Why Couples Shouldn't Apologize

20th Century Fox/Everett Collection

WHY DO couples fight? Keith Sanford, an associate professor of psychology and neuroscience at Baylor University, wanted to try to get to the bottom of that eternal question. Not only was he interested in discovering the roots of conflict, he wanted to better understand what some possible solutions might be. As he sees it, a couple might be arguing about the proper way to put the soap in the dishwasher—but what's going on beneath the surface of that fight?

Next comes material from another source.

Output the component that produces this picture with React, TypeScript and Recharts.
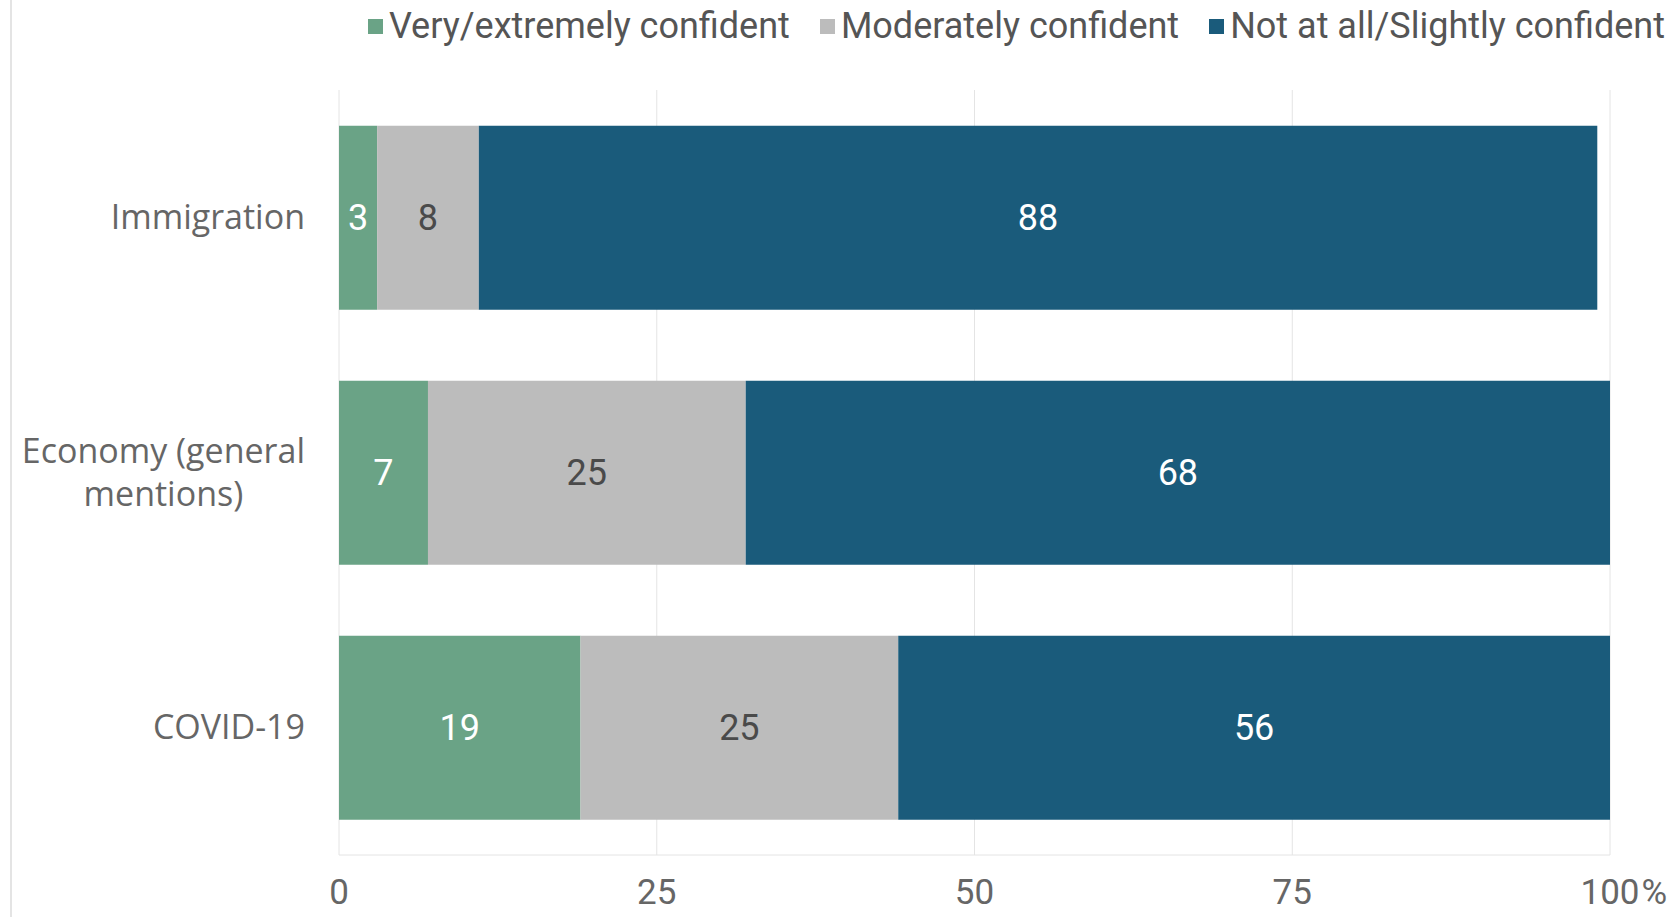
import { BarChart, Bar, XAxis, YAxis, CartesianGrid, Legend, LabelList } from 'recharts';

const categories = ['Immigration', 'Economy (general mentions)', 'COVID-19'];
const veryConfident = [3, 7, 19];
const moderatelyConfident = [8, 25, 25];
const notConfident = [88, 68, 56];
const xTicks = [0, 25, 50, 75, 100];

const seriesNames = ['Very/extremely confident', 'Moderately confident', 'Not at all/Slightly confident'];
const seriesColors = ['#6aa386', '#bcbcbc', '#1a5b7b'];
const labelColors = ['#ffffff', '#4a4a4a', '#ffffff'];

const data = categories.map((name, i) => ({
    name,
    very: veryConfident[i],
    moderate: moderatelyConfident[i],
    notAtAll: notConfident[i],
}));

const Y_FONT = '"Open Sans", sans-serif';
const NUM_FONT = 'Roboto, sans-serif';

let ctx: CanvasRenderingContext2D | null = null;
const measure = (text: string, font: string) => {
    if (!ctx) ctx = document.createElement('canvas').getContext('2d');
    if (!ctx) return text.length * 18;
    ctx.font = font;
    return ctx.measureText(text).width;
};

const wrapText = (text: string, maxWidth: number, font: string) => {
    const words = text.split(' ');
    const lines: string[] = [];
    let cur = '';
    words.forEach((w) => {
        const next = cur ? cur + ' ' + w : w;
        if (cur && measure(next, font) > maxWidth) {
            lines.push(cur);
            cur = w;
        } else {
            cur = next;
        }
    });
    if (cur) lines.push(cur);
    return lines;
};

const CategoryTick = ({ x, y, payload }: any) => {
    const font = `34px ${Y_FONT}`;
    const lines = wrapText(payload.value, 300, font);
    const block = Math.max(...lines.map((l) => measure(l, font)));
    const cx = x - block / 2;
    const lh = 43;
    const startY = y - ((lines.length - 1) * lh) / 2;
    return (
        <text textAnchor="middle" fontFamily={Y_FONT} fontSize={34} fill="#666">
            {lines.map((l, i) => (
                <tspan key={i} x={cx} y={startY + i * lh} dy="0.35em">
                    {l}
                </tspan>
            ))}
        </text>
    );
};

const ValueTick = ({ x, y, payload }: any) => {
    const label = String(payload.value);
    const half = measure(label, `35px ${NUM_FONT}`) / 2;
    return (
        <g>
            <text x={x} y={y + 35} dy="0.35em" textAnchor="middle" fontFamily={NUM_FONT} fontSize={35} fill="#666">
                {label}
            </text>
            {payload.value === 100 && (
                <text x={x + half + 2} y={y + 35} dy="0.35em" textAnchor="start" fontFamily={NUM_FONT} fontSize={35} fill="#666">
                    %
                </text>
            )}
        </g>
    );
};

const LegendContent = () => (
    <div style={{ display: 'flex', alignItems: 'center', gap: 30, height: 52, whiteSpace: 'nowrap', fontFamily: NUM_FONT, fontSize: 36, color: '#555' }}>
        {seriesNames.map((n, i) => (
            <span key={n} style={{ display: 'flex', alignItems: 'center', gap: 6 }}>
                <span style={{ width: 15, height: 15, background: seriesColors[i], display: 'inline-block' }} />
                {n}
            </span>
        ))}
    </div>
);

export default function App() {
    const keys = ['very', 'moderate', 'notAtAll'];
    return (
        <div style={{ position: 'absolute', left: 0, top: 0, width: 1674, height: 917, background: '#fff' }}>
            <div style={{ position: 'absolute', left: 10, top: 0, width: 2, height: 917, background: '#e4e4e4' }} />
            <BarChart
                width={1674}
                height={917}
                data={data}
                layout="vertical"
                margin={{ top: 38, right: 64, bottom: 0, left: 0 }}
                barCategoryGap="14%"
            >
                <CartesianGrid horizontal={false} stroke="#e4e4e4" />
                <XAxis
                    type="number"
                    domain={[0, 100]}
                    ticks={xTicks}
                    height={62}
                    tick={<ValueTick />}
                    tickLine={false}
                    tickSize={0}
                    axisLine={{ stroke: '#e4e4e4' }}
                />
                <YAxis
                    type="category"
                    dataKey="name"
                    width={339}
                    tick={<CategoryTick />}
                    tickLine={false}
                    axisLine={false}
                    tickSize={0}
                    tickMargin={34}
                />
                <Legend
                    verticalAlign="top"
                    align="right"
                    content={<LegendContent />}
                    wrapperStyle={{ top: 0, right: 9, left: 'auto', width: 'auto' }}
                />
                {keys.map((k, i) => (
                    <Bar key={k} dataKey={k} name={seriesNames[i]} stackId="a" fill={seriesColors[i]} isAnimationActive={false}>
                        <LabelList dataKey={k} position="center" fill={labelColors[i]} fontFamily={NUM_FONT} fontSize={36} />
                    </Bar>
                ))}
            </BarChart>
        </div>
    );
}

In the course of two separate studies, Sanford gathered data from nearly 1,000 people undergoing conflicts in their relationships. (The studies were recently summarized in the Journal of Social and Clinical Psychology.) Sanford looked at two categories of conflict: "perceived threat," meaning that one half of the couple feels attacked or controlled; and "perceived neglect," meaning that a partner feels, well, neglected.

What people most frequently wanted in response to these kinds of concerns wasn't all that surprising: in response to a perceived threat, they wanted their partners to back off in some way—to essentially cede some power; in response to perceived neglect, they wanted their partners to show them affection. More interesting was what couples didn't seem to care much about: apologies. That is, when asked an open-ended question about what they hoped their partner would do, people were unlikely to say they wanted to hear the words "I'm sorry."

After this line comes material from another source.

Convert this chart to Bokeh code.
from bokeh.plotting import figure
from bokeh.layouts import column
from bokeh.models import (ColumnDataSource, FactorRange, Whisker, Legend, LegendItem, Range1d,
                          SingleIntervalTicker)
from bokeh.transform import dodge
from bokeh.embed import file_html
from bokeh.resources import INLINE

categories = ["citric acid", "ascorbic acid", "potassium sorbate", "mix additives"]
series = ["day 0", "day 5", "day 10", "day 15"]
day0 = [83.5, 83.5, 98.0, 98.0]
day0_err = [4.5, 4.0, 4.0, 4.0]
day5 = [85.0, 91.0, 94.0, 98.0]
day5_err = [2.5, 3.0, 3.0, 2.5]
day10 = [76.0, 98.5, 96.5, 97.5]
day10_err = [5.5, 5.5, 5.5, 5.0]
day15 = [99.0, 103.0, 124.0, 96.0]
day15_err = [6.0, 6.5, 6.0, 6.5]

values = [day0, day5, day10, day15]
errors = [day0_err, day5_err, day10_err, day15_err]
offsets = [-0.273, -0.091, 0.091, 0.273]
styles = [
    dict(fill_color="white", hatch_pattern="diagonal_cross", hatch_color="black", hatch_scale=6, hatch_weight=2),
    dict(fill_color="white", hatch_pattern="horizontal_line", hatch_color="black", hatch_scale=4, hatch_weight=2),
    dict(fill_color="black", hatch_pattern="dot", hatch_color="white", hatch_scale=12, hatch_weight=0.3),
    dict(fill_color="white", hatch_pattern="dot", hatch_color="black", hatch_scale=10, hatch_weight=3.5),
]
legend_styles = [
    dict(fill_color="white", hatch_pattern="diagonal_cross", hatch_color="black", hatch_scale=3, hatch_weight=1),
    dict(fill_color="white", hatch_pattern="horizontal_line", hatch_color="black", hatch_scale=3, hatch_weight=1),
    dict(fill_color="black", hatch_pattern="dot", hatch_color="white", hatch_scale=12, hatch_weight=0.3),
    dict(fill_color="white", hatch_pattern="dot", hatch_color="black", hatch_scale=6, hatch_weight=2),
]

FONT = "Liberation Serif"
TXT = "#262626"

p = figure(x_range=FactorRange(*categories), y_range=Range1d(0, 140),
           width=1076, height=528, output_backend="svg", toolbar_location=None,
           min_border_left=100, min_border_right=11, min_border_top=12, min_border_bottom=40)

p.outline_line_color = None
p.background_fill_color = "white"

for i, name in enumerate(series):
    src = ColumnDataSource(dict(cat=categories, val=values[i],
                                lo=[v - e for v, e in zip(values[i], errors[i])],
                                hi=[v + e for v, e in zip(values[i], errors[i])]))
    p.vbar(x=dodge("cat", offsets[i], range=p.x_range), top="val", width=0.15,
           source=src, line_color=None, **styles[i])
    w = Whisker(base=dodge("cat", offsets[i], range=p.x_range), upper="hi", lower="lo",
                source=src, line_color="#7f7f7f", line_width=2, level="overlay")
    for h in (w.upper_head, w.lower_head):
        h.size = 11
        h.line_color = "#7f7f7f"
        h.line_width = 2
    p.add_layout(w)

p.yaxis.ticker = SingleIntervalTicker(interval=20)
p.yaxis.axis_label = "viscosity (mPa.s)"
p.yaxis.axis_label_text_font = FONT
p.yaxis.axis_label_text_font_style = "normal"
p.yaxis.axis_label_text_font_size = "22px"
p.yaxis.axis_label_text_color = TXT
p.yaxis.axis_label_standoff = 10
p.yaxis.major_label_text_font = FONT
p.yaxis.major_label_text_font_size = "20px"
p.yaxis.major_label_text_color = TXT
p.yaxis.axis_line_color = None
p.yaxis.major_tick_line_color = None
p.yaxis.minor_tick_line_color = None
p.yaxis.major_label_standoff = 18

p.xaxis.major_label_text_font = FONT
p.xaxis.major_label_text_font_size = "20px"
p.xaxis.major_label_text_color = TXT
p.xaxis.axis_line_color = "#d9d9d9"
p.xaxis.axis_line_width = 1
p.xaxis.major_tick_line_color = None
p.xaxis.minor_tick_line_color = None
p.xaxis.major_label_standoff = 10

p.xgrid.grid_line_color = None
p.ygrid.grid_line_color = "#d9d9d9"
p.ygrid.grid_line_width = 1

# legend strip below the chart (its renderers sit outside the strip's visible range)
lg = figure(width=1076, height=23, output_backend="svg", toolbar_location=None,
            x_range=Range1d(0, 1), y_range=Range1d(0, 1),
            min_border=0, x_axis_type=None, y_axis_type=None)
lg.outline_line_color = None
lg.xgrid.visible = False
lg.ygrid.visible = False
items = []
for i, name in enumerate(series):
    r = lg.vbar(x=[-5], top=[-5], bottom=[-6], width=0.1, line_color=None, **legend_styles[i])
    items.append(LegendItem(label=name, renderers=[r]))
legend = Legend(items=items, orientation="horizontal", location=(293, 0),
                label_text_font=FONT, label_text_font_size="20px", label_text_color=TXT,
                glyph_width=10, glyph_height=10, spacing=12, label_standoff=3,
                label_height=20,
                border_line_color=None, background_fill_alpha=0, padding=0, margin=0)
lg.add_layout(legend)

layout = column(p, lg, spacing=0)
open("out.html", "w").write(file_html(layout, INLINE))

This finding would seem to contradict the common folk wisdom that being quick to apologize is a good way to preserve peace in a relationship. It might also suggest that people aren't as gullible or as easily bought off with cheap words as we sometimes assume. An apology can be "slippery," says Sanford; it can simply be a way to "find the off-switch to a conflict"; a way of saying, "What do I need to do to get you to shut up? If I apologize, will you stop?" Often, it seems, the answer is no.